В Москве приглашенные доктором Берсом для консультации коллеги сказали, что у девушки слабые легкие, посоветовали прекратить занятия пением, соблюдать строгий режим и поехать за границу, где под солнцем выздоровление пойдет быстрее. Толстой, успокоившись, вернулся к своим занятиям.

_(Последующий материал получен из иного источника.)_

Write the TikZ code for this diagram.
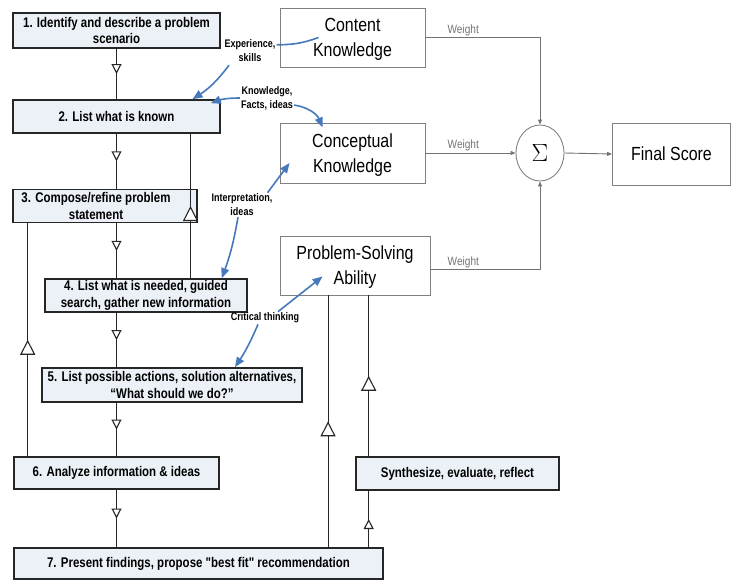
\documentclass[tikz,border=0pt]{standalone}
\usepackage{fontspec}
\usepackage{tikz}
\usetikzlibrary{arrows.meta,decorations.markings,shapes.geometric}
\newfontfamily\stepfont[FakeStretch=0.82]{Liberation Sans}
\newfontfamily\knowfont[FakeStretch=0.84]{Liberation Sans}
\definecolor{stepfill}{RGB}{236,241,248}
\definecolor{ideablue}{RGB}{70,120,188}

\begin{document}
\begin{tikzpicture}[x=1pt,y=-1pt,
    stepbox/.style={draw=black!85,line width=1.6pt,fill=stepfill,align=center,inner sep=0pt,font=\stepfont\bfseries\fontsize{14}{16.5}\selectfont},
    knowbox/.style={draw=black!50,line width=0.9pt,fill=white,align=center,inner sep=0pt,text depth=0pt,font=\knowfont\fontsize{19}{25}\selectfont},
    idea/.style={font=\stepfont\bfseries\fontsize{11}{14}\selectfont,align=center,inner sep=1pt},
    weightlbl/.style={font=\knowfont\fontsize{12}{14}\selectfont,text=black!55,inner sep=1.5pt},
    flowsmall/.style={draw=black!85,line width=1.1pt,postaction={decorate},decoration={markings,mark=at position 0.5 with {\arrow{Triangle[width=10pt,length=10pt,fill=white]}}}},
    flowbig/.style={draw=black!85,line width=1.1pt,postaction={decorate},decoration={markings,mark=at position 0.5 with {\arrow{Triangle[width=15pt,length=15pt,fill=white]}}}},
    weighted/.style={draw=black!55,line width=0.9pt,-{Triangle[length=5pt,width=4pt]}},
    ideaarrow/.style={draw=ideablue,line width=1.6pt,-{Triangle[length=10pt,width=8pt]}}]
    \useasboundingbox (0,0) rectangle (732,581);

    \node[stepbox,minimum width=207,minimum height=35] (s1) at (116.5,30.5) {1. Identify and describe a problem\\scenario};
    \node[stepbox,minimum width=207,minimum height=33] (s2) at (116.5,116.5) {2. List what is known};
    \node[stepbox,minimum width=184,minimum height=33] (s3) at (105,206) {3. Compose/refine problem\hspace*{18pt}\\statement\hspace*{18pt}};
    \node[stepbox,minimum width=202,minimum height=33] (s4) at (146,295.5) {4. List what is needed, guided\\search, gather new information};
    \node[stepbox,minimum width=260,minimum height=34] (s5) at (172,385) {5. List possible actions, solution alternatives,\\“What should we do?”};
    \node[stepbox,minimum width=205,minimum height=32] (s6) at (116.5,473) {6. Analyze information \& ideas};
    \node[stepbox,minimum width=369,minimum height=31] (s7) at (198.5,563.5) {7. Present findings, propose "best fit" recommendation};
    \node[stepbox,minimum width=203,minimum height=33] (syn) at (457.5,473.5) {Synthesize, evaluate, reflect};

    \node[knowbox,minimum width=145,minimum height=59] (ck) at (352.5,37.5) {Content\\Knowledge};
    \node[knowbox,minimum width=145,minimum height=60] (cp) at (352.5,153) {Conceptual\\Knowledge};
    \node[knowbox,minimum width=150,minimum height=59] (ps) at (355,265.5) {Problem-Solving\\Ability};
    \node[draw=black!50,line width=0.9pt,ellipse,minimum width=48,minimum height=56,inner sep=0pt,font=\fontsize{26}{26}\selectfont] (sig) at (540,153) {$\Sigma$};
    \node[knowbox,minimum width=118,minimum height=62] (fs) at (671.5,154) {Final Score};

    \node[idea] (lexp) at (250,51) {Experience,\\skills};
    \node[idea] (lknow) at (267,98) {Knowledge,\\Facts, ideas};
    \node[idea] (linterp) at (242,205) {Interpretation,\\ideas};
    \node[idea] (lcrit) at (265,318) {Critical thinking};

    \draw[flowsmall] (s1.south) -- (s2.north);
    \draw[flowsmall] (s2.south) -- (s2.south |- s3.north);
    \draw[flowsmall] (s2.south |- s3.south) -- (s2.south |- s4.north);
    \draw[flowsmall] (s2.south |- s4.south) -- (s2.south |- s5.north);
    \draw[flowsmall] (s2.south |- s5.south) -- (s6.north);
    \draw[flowsmall] (s6.south) -- (s2.south |- s7.north);
    \draw[flowbig] ([xshift=44.5]s4.north) -- ([xshift=44.5]s4.north |- s2.south);
    \draw[flowbig] ([xshift=14.5]s6.north west) -- ([xshift=14.5]s6.north west |- s3.south);
    \draw[flowbig] ([xshift=48.5]ps.south west |- s7.north) -- ([xshift=48.5]ps.south west);
    \draw[flowsmall] ([xshift=13.5]syn.south west |- s7.north) -- ([xshift=13.5]syn.south west);
    \draw[flowbig] ([xshift=13.5]syn.north west) -- ([xshift=13.5]syn.north west |- ps.south);

    \draw[weighted] (ck.east) -| node[pos=0.165,above,weightlbl] {Weight} (sig.north);
    \draw[weighted] (cp.east) -- node[pos=0.42,above,weightlbl] {Weight} (sig.west);
    \draw[weighted] ([yshift=-4]ps.east) -| node[pos=0.15,above,weightlbl] {Weight} (sig.south);
    \draw[weighted] (sig.east) -- (fs.west);

    \draw[draw=ideablue,line width=1.6pt] ([yshift=-6]lexp.north east) to[bend right=10] ([xshift=39]ck.west);
    \draw[ideaarrow] ([xshift=-21,yshift=-2]lexp.south) to[bend left=10] ([xshift=76]s2.north);
    \draw[ideaarrow] (lknow.west) to[bend right=10] ([xshift=-10,yshift=-4]s2.north east);
    \draw[ideaarrow] ([yshift=6]lknow.south east) to[bend left=30] ([xshift=-30,yshift=-5]cp.north);
    \draw[ideaarrow] ([xshift=-6]linterp.north east) -- ([xshift=10,yshift=-10]cp.west);
    \draw[ideaarrow] ([xshift=-4]linterp.south) to[bend left=5] ([xshift=-26]s4.north east);
    \draw[ideaarrow] ([xshift=13]lcrit.north) -- ([xshift=43,yshift=-11]ps.west);
    \draw[ideaarrow] ([xshift=-7]lcrit.south) to[bend left=5] ([xshift=63]s5.north);
\end{tikzpicture}
\end{document}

Соня, оставшись одна, не ревновала его к Тане, но очень скучала, не спала ночами и перебирала воспоминания, в том числе и о чудном вечере 17 сентября, когда он танцевал с ней и смотрел на нее с такою любовью. «Так грустно и пусто без Левы, – отмечает она 12 ноября. – Мне кажется, нельзя теснее жить нравственно, как я живу с ним. Мы ужасно счастливы во всем. И в наших отношениях, и в детях, и в жизни». Муж оставил ей гору черновиков для переписки, и она с наслаждением работала. Отправляя ему готовый кусок, писала, что, посылая пакет в Москву, кажется, отпускает ребенка одного и боится, как бы с ним не случилось несчастья, что очень любит его роман и сомневается, что сможет так же полюбить следующий.
Толстой держал ее в курсе событий, регулярно писал из Москвы. Он жил у ее родителей в Кремле и каждое утро шел в библиотеку Румянцевского музея. Обнаружив документы, посвященные масонству, увлекся ими. Масоном станет Пьер Безухов. Но, читая эти ветхие страницы, дышавшие наивным стремлением к добру, Лев Николаевич испытывал невероятное уныние: «Грустно то, – делился он с женой, – что все эти масоны были дураки».
[414] Ему хотелось не упустить ни мельчайшей детали из обыденной жизни его персонажей, и, чтобы лучше воскресить атмосферу, в которой они жили, решил купить подшивку «Московских ведомостей», которые издавались уже в 1812 году, и дал об этом объявление в газете, предлагая две тысячи рублей.